§ **Exercise task**:
Transcribe the records below from the first line to the line that includes "ax.plot([t_end, t_end], [0, -0.276], color=k, lw=lw)", inclusive, and omit the pictures.

[Entries taken from a collection]
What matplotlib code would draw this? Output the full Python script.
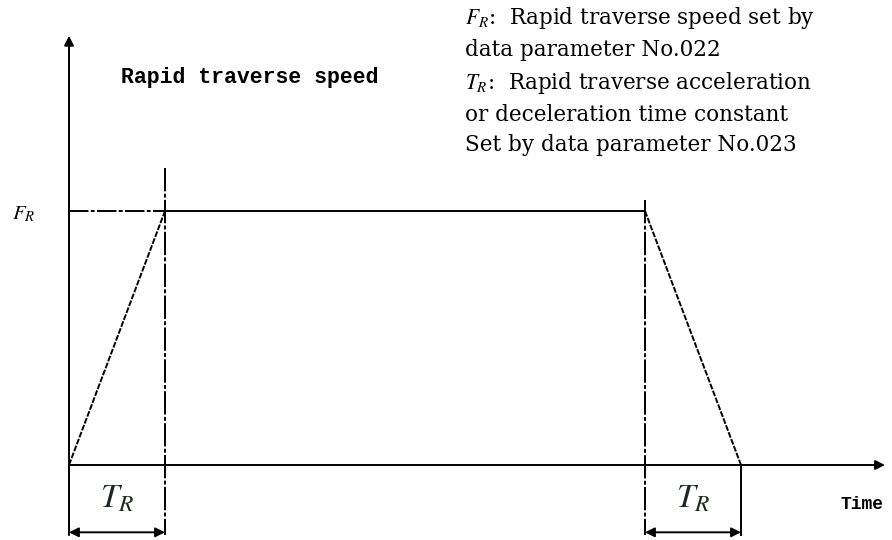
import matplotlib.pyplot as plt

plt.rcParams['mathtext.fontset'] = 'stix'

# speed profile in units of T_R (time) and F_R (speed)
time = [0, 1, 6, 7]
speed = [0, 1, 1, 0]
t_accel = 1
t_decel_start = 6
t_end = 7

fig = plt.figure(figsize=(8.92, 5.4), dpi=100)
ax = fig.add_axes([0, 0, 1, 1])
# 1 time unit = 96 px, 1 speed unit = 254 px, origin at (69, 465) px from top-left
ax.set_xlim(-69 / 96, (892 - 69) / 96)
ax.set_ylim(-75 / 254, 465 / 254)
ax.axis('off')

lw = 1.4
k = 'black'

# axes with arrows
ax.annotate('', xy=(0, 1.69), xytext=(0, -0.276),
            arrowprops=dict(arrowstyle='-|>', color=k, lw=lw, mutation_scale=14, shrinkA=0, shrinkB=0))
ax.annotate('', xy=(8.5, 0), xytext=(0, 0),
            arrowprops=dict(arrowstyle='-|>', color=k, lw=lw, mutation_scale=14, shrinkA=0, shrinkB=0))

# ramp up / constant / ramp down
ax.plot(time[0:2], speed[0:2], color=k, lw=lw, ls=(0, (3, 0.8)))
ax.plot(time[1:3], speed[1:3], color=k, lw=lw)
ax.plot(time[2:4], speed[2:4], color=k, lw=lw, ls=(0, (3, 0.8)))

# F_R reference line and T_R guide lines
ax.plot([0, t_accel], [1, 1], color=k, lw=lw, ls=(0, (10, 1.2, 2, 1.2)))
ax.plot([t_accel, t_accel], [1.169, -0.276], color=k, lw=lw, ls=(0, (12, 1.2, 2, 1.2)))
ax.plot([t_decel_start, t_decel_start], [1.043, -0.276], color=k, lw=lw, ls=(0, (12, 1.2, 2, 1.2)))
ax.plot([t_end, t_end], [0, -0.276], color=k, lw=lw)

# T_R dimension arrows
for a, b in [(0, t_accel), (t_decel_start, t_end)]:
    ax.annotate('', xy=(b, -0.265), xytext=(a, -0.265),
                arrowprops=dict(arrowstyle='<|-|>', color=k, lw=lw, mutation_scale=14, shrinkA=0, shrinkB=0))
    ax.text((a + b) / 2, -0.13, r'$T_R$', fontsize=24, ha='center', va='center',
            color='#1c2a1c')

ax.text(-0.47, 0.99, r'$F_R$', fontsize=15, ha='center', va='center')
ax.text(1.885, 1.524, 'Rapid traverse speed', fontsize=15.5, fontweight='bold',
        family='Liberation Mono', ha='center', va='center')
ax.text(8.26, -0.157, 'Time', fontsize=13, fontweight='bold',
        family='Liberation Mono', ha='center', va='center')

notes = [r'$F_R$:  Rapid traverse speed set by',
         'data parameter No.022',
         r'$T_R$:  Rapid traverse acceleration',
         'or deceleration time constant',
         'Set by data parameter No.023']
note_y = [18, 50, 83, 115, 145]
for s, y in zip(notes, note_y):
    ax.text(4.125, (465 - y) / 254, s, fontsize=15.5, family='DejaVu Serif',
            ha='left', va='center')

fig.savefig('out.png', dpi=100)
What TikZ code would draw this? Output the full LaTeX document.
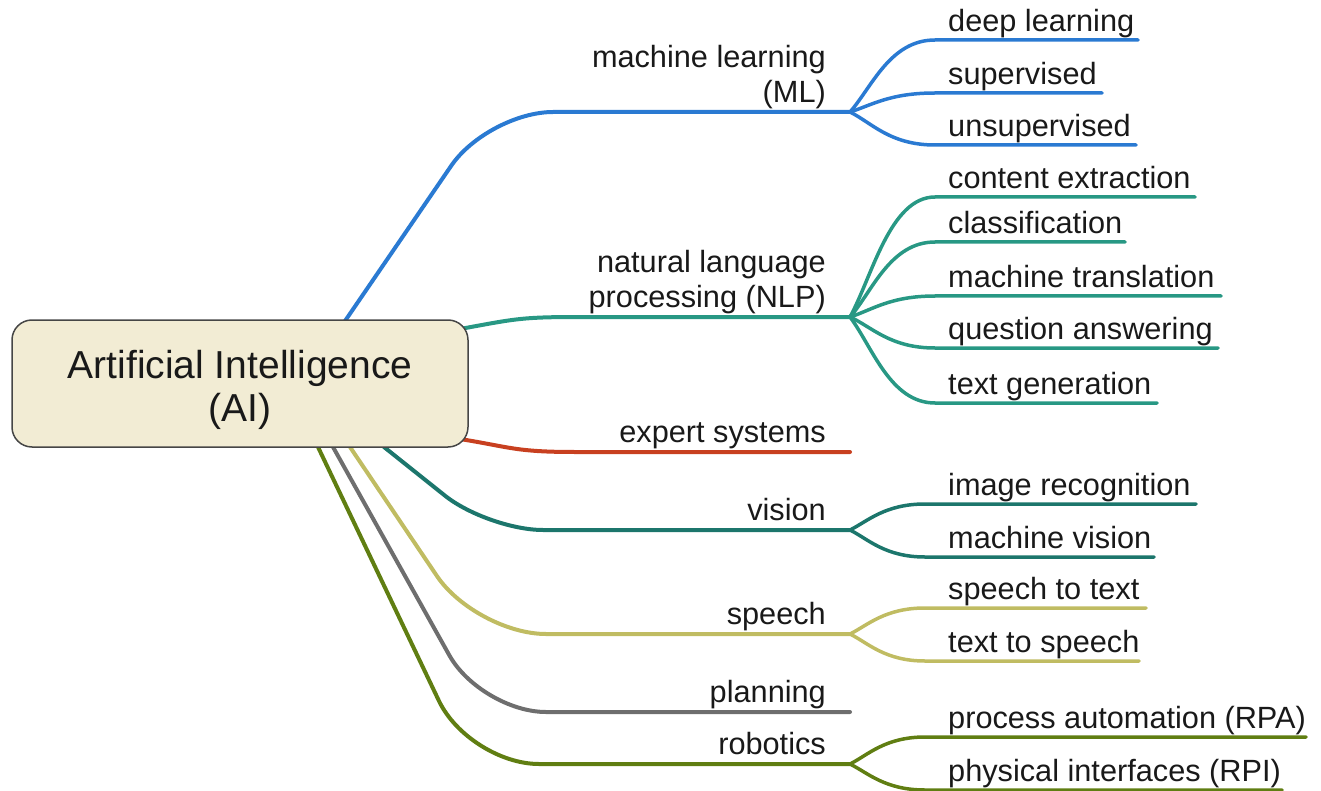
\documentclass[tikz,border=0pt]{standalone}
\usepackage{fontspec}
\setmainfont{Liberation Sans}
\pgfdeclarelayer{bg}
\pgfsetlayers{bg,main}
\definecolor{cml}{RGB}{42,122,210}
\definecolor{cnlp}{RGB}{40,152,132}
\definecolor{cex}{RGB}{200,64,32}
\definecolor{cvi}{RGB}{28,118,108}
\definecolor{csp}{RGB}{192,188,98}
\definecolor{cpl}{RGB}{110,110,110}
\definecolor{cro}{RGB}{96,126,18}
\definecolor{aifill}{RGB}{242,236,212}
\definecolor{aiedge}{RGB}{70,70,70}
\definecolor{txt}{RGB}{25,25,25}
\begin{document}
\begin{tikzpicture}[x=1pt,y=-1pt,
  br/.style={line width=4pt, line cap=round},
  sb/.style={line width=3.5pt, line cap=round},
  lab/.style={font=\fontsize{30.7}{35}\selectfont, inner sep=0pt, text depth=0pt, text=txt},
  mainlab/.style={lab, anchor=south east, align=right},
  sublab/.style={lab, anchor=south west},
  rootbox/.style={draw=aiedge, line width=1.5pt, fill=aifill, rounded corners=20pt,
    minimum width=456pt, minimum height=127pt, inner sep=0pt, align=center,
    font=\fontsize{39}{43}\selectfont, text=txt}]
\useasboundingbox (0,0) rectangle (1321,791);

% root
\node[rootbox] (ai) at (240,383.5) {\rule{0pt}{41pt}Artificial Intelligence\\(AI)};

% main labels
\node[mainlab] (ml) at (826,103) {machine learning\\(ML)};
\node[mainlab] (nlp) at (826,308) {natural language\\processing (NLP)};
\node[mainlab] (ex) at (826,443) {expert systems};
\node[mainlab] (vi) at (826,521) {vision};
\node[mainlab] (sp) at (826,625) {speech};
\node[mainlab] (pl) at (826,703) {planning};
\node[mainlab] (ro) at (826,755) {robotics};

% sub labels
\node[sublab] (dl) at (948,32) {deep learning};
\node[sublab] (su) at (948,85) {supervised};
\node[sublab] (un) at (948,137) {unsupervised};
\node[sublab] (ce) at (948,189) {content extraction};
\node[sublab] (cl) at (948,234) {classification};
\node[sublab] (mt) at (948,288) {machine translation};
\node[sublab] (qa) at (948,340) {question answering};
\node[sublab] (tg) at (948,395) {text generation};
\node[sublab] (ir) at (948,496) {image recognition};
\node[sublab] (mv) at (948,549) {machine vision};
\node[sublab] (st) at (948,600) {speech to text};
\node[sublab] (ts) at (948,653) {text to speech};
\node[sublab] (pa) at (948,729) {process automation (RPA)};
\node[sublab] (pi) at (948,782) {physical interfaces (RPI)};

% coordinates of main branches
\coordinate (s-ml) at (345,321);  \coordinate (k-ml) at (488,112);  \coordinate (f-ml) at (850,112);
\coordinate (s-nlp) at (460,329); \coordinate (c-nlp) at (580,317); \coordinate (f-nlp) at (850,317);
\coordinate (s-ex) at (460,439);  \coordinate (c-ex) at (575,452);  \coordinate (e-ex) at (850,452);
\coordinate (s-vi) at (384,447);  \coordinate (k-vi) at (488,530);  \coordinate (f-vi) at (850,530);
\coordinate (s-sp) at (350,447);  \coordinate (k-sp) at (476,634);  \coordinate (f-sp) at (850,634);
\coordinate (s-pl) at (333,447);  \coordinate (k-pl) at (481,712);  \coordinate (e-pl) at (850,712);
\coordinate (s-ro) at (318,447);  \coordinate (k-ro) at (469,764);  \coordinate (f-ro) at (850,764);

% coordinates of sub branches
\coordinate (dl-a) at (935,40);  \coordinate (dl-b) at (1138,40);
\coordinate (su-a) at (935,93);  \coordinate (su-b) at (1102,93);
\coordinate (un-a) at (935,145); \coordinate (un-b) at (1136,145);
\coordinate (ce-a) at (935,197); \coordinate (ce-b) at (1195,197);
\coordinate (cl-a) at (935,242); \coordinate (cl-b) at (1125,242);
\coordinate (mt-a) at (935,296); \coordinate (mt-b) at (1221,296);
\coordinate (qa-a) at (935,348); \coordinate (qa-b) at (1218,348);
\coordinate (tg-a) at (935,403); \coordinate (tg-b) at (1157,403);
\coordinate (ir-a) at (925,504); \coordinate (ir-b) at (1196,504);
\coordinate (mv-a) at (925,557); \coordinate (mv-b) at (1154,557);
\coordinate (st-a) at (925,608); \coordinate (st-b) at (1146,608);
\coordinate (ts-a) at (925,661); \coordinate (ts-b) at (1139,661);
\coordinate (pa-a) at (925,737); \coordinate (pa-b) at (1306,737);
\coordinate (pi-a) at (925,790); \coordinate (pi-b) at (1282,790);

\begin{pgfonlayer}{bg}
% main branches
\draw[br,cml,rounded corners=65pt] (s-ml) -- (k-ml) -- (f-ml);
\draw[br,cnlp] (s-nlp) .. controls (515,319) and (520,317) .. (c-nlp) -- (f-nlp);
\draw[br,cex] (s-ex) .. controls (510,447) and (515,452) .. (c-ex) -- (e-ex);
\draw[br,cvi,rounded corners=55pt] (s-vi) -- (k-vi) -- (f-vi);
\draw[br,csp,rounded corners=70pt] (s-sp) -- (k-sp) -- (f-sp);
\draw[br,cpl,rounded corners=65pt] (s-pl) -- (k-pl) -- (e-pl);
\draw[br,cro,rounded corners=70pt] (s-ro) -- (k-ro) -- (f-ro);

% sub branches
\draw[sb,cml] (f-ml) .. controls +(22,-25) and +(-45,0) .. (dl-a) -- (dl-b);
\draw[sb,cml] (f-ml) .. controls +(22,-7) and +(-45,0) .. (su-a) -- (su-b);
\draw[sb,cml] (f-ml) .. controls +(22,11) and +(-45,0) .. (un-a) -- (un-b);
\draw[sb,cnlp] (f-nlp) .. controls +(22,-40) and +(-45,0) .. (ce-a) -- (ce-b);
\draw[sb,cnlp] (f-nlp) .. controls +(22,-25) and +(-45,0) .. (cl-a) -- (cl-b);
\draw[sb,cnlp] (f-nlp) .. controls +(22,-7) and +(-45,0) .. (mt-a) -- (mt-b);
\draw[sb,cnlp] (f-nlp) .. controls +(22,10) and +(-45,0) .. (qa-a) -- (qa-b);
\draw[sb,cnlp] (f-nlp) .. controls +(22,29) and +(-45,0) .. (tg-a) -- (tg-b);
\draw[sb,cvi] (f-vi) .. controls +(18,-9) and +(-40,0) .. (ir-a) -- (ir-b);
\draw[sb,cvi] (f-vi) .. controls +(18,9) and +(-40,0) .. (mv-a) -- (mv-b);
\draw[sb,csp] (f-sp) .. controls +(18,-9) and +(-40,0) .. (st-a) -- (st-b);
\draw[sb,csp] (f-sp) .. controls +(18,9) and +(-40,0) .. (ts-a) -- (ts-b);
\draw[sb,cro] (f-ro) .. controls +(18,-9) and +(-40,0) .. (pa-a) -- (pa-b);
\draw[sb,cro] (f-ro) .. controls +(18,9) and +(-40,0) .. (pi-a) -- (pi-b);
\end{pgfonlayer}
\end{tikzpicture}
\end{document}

§ **Result of the exercise**:
What matplotlib code would draw this? Output the full Python script.
import matplotlib.pyplot as plt

plt.rcParams['mathtext.fontset'] = 'stix'

# speed profile in units of T_R (time) and F_R (speed)
time = [0, 1, 6, 7]
speed = [0, 1, 1, 0]
t_accel = 1
t_decel_start = 6
t_end = 7

fig = plt.figure(figsize=(8.92, 5.4), dpi=100)
ax = fig.add_axes([0, 0, 1, 1])
# 1 time unit = 96 px, 1 speed unit = 254 px, origin at (69, 465) px from top-left
ax.set_xlim(-69 / 96, (892 - 69) / 96)
ax.set_ylim(-75 / 254, 465 / 254)
ax.axis('off')

lw = 1.4
k = 'black'

# axes with arrows
ax.annotate('', xy=(0, 1.69), xytext=(0, -0.276),
            arrowprops=dict(arrowstyle='-|>', color=k, lw=lw, mutation_scale=14, shrinkA=0, shrinkB=0))
ax.annotate('', xy=(8.5, 0), xytext=(0, 0),
            arrowprops=dict(arrowstyle='-|>', color=k, lw=lw, mutation_scale=14, shrinkA=0, shrinkB=0))

# ramp up / constant / ramp down
ax.plot(time[0:2], speed[0:2], color=k, lw=lw, ls=(0, (3, 0.8)))
ax.plot(time[1:3], speed[1:3], color=k, lw=lw)
ax.plot(time[2:4], speed[2:4], color=k, lw=lw, ls=(0, (3, 0.8)))

# F_R reference line and T_R guide lines
ax.plot([0, t_accel], [1, 1], color=k, lw=lw, ls=(0, (10, 1.2, 2, 1.2)))
ax.plot([t_accel, t_accel], [1.169, -0.276], color=k, lw=lw, ls=(0, (12, 1.2, 2, 1.2)))
ax.plot([t_decel_start, t_decel_start], [1.043, -0.276], color=k, lw=lw, ls=(0, (12, 1.2, 2, 1.2)))
ax.plot([t_end, t_end], [0, -0.276], color=k, lw=lw)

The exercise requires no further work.